Peace of the Pie

In June 2010, I quit my job so I could bike around Europe for the summer. I planned to return to San Francisco in September. 'Sure the economy's rough,' I figured, 'but I'll find something.'

Thursday, January 18, 2007

I can't draw

Life here, especially in terms of getting anything done, is much more an art than a science. Science depends on assumptions and exact calculations, one step following the other as planned. In many ways I hadn’t realized, ours is a culture of science. We lead crowded, efficient lives, and our time maximization is only possible because we know how long the drive to the store will take, what they will have, and how much it will cost. We know this because we’ve done the same thing dozens of times.

Here though, doing something like traveling to the store to buy bread might produce ten different results if done a dozen times. Art requires patience, creativity, and the knowledge that things are almost never exactly as they were last time. Perhaps ‘art’ is too romantic a term. It’s more like depending on the weather: it follows a general pattern, but you never know. Things fall apart, people show up late or not at all, and this happens all the time. In the States we would call this the ‘x factor,’ but that’s not quite right because it isn’t the one forgotten link in the chain that breaks down. Every factor, previously assured or otherwise, is an ‘if,’ not a ‘when.’

This morning, I was headed to Davíd with Florentino to buy PVC piping for the aquaduct. We needed to get the money from the Aquaduct Comittee’s bank account beforehand, so the treasurer was going to accompany us to the bank. When we went to pick him up at his house this morning, he was in quite a state of surprise. Antonio had apparently forgotten the date. He had no one to watch the house, so he couldn’t go. Bam! The whole day derailed. We were planning on buying the nails we ran out of yesterday as well, so we couldn’t work on the house either.

I felt a little frustrated at first, but I’m no longer too surprised by these types of letdowns, and that takes a lot of the edge off frustration. Maybe my scientific brain is getting soft around the edges. Maybe.
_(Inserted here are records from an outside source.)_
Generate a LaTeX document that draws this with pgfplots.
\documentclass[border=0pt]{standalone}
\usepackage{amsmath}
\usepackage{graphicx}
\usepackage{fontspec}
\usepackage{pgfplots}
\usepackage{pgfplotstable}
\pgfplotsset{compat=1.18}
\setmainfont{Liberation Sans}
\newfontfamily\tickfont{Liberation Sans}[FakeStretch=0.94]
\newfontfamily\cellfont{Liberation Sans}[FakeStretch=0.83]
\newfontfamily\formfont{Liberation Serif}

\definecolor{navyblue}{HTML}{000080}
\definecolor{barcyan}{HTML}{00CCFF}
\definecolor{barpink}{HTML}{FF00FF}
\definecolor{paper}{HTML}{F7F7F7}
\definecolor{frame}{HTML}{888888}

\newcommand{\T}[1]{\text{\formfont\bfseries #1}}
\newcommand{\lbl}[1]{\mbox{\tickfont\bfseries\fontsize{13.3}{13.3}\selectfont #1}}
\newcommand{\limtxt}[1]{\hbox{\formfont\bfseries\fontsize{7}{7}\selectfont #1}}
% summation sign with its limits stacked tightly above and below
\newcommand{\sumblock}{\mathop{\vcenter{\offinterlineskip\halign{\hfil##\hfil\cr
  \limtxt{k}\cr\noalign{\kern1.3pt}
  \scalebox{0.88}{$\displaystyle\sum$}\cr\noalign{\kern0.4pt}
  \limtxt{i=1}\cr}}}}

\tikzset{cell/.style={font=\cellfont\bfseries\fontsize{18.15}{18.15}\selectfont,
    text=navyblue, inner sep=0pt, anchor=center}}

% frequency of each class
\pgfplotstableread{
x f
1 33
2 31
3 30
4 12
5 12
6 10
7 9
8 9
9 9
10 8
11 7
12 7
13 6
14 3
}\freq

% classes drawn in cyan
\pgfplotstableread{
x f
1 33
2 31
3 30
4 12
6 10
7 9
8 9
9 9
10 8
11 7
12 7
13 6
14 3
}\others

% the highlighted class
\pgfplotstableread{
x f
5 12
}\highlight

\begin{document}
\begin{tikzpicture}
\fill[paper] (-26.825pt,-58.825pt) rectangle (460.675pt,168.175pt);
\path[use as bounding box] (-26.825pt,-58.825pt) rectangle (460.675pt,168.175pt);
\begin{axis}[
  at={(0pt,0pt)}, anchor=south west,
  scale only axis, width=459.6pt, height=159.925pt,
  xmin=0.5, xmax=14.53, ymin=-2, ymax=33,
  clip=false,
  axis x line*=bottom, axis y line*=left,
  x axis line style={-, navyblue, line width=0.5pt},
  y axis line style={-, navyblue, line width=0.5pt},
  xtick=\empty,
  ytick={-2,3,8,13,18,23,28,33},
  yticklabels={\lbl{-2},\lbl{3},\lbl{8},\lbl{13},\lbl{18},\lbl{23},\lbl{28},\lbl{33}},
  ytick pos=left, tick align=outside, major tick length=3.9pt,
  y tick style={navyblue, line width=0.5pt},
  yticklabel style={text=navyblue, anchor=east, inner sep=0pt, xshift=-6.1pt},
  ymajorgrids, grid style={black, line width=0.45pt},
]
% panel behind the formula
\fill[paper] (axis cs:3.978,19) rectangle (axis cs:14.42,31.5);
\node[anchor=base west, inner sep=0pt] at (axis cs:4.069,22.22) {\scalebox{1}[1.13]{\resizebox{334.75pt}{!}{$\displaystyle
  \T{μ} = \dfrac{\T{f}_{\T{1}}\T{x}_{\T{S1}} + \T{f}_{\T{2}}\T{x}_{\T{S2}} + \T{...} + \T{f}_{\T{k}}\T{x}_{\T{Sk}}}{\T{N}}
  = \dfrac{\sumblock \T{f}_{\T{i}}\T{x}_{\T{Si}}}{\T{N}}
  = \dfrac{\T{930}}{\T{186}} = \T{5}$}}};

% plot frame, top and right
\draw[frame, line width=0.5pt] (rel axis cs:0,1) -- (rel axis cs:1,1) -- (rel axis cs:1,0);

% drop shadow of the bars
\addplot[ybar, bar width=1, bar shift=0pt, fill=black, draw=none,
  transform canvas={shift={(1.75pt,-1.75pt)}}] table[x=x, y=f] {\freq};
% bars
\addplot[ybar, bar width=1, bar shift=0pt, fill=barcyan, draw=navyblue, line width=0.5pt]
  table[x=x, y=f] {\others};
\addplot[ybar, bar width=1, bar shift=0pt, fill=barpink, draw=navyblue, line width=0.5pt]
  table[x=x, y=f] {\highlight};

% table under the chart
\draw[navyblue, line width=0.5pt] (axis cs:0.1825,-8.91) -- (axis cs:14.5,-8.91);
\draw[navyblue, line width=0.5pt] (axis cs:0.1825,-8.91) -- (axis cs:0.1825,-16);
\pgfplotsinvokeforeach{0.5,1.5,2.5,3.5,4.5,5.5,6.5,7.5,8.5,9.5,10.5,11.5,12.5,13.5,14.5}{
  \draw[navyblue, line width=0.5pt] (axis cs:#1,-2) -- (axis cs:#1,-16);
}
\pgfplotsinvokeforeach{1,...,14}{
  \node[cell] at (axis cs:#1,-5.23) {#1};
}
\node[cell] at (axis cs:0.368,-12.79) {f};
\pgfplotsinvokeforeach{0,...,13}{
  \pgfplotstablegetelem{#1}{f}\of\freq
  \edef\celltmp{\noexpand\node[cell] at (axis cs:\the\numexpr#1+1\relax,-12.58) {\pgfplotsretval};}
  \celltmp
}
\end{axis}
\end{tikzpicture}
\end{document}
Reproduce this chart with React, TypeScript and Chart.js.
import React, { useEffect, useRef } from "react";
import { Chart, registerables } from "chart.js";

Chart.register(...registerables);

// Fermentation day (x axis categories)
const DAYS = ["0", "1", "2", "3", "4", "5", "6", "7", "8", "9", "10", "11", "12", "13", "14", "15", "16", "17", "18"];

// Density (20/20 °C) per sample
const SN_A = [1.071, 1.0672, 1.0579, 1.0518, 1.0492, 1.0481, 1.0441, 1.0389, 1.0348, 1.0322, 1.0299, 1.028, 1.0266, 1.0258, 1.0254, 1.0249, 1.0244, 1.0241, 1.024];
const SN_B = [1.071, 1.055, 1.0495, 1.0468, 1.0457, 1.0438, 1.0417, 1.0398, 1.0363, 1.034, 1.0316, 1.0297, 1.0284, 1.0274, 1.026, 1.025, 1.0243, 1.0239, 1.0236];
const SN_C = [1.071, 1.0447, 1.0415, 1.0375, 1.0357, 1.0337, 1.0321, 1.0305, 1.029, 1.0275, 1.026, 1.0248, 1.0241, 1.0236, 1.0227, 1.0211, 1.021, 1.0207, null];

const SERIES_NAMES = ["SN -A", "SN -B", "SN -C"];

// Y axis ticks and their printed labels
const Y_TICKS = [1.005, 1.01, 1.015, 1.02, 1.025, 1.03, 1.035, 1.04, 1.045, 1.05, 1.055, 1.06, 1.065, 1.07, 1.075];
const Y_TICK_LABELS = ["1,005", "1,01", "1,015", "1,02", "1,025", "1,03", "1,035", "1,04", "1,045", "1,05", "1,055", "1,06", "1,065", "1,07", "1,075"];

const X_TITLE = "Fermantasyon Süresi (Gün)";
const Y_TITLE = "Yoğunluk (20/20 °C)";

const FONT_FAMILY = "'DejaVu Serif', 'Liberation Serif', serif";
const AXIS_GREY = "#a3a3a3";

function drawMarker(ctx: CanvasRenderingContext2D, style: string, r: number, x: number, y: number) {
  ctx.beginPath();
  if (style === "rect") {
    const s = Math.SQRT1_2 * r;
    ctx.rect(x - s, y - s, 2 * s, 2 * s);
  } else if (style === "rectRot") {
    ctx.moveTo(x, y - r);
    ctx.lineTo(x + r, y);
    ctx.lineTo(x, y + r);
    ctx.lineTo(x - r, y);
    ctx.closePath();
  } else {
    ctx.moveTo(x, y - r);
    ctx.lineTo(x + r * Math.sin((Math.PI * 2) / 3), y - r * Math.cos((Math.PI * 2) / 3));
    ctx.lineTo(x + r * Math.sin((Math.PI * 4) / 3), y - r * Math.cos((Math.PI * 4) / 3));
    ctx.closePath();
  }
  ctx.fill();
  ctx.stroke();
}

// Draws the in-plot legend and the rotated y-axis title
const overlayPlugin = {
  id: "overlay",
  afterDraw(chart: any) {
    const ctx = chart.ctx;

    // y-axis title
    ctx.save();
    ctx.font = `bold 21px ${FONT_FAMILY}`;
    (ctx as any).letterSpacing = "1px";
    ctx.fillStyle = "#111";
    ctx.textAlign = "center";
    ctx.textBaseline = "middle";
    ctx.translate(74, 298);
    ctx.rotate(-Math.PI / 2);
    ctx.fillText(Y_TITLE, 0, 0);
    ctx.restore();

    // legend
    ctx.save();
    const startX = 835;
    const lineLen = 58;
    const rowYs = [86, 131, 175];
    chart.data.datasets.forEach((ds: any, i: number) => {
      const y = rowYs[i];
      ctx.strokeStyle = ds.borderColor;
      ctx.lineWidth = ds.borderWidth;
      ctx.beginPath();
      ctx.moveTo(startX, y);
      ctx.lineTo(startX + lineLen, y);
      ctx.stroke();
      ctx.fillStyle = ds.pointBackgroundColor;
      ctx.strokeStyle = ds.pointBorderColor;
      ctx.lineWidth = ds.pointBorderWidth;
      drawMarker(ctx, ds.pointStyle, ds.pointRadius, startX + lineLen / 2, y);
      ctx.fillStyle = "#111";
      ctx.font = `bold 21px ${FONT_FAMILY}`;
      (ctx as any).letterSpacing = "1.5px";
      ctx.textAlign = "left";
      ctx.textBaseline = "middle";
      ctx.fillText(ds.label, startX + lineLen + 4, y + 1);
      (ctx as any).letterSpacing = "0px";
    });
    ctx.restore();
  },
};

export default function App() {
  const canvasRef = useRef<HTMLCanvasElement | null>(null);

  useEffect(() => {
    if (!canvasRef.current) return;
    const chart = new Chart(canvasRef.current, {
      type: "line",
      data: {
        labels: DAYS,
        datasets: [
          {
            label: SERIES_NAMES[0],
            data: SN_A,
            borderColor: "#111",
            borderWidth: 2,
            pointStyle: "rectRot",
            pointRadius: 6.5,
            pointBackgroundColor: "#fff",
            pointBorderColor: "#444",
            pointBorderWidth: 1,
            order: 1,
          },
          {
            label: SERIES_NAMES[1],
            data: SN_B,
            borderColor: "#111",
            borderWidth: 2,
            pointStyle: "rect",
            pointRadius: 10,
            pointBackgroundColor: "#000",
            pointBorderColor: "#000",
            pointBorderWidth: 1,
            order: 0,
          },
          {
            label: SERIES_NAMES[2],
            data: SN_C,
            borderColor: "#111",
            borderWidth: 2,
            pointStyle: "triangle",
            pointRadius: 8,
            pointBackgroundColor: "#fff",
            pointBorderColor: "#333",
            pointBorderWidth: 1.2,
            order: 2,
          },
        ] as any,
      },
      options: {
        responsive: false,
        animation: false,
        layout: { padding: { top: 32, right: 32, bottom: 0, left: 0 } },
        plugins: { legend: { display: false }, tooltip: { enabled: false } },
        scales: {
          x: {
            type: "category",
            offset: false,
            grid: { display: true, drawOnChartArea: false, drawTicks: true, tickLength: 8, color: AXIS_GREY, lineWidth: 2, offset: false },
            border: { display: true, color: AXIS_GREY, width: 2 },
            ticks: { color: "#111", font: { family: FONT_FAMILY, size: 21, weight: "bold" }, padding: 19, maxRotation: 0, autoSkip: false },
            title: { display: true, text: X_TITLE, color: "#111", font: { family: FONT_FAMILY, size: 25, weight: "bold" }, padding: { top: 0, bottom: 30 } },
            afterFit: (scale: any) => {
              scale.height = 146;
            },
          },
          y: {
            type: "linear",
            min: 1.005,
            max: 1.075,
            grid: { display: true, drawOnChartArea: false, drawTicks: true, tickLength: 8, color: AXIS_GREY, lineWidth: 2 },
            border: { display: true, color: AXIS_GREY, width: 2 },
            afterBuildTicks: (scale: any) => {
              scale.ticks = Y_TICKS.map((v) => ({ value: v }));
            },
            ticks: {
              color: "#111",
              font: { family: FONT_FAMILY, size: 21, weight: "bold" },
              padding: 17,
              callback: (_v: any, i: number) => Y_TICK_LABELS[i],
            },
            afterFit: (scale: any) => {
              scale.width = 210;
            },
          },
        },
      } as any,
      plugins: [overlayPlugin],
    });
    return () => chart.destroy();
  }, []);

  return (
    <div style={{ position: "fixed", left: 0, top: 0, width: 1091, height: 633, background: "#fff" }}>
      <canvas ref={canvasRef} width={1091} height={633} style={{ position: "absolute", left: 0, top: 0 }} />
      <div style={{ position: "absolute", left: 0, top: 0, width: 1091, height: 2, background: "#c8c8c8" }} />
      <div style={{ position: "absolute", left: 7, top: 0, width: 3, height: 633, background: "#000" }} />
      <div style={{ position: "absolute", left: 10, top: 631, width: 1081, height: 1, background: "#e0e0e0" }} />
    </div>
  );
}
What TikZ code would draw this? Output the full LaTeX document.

More likely, I don’t feel rushed to finish my house like I did a month ago, which keeps my sanity much more even keel. Sara has come and gone, so the dream of finishing the house in time for her arrival is a distant memory. More important to my emotional well-being, I am no longer living with a host family. I started living at the coop when Sara got here and have decided to stay until the house is done. I don’t have that much more privacy than I did at the daycare center, but I can use the indoor shower and cook for myself.

Of four, we have half of a wall done on my house. Flor tells me we should be done this week, but I’m in no rush.

4 Comments:

  • At 6:11 PM, Anonymous Anonymous said…

    I'm impressed with how easy going you seem about the lack of work going on there. Even me being the self-proclaimed laid-back and flexible sort of a guy that i am would get pretty fed up.

    Galen

     
  • At 8:56 PM, Anonymous Anonymous said…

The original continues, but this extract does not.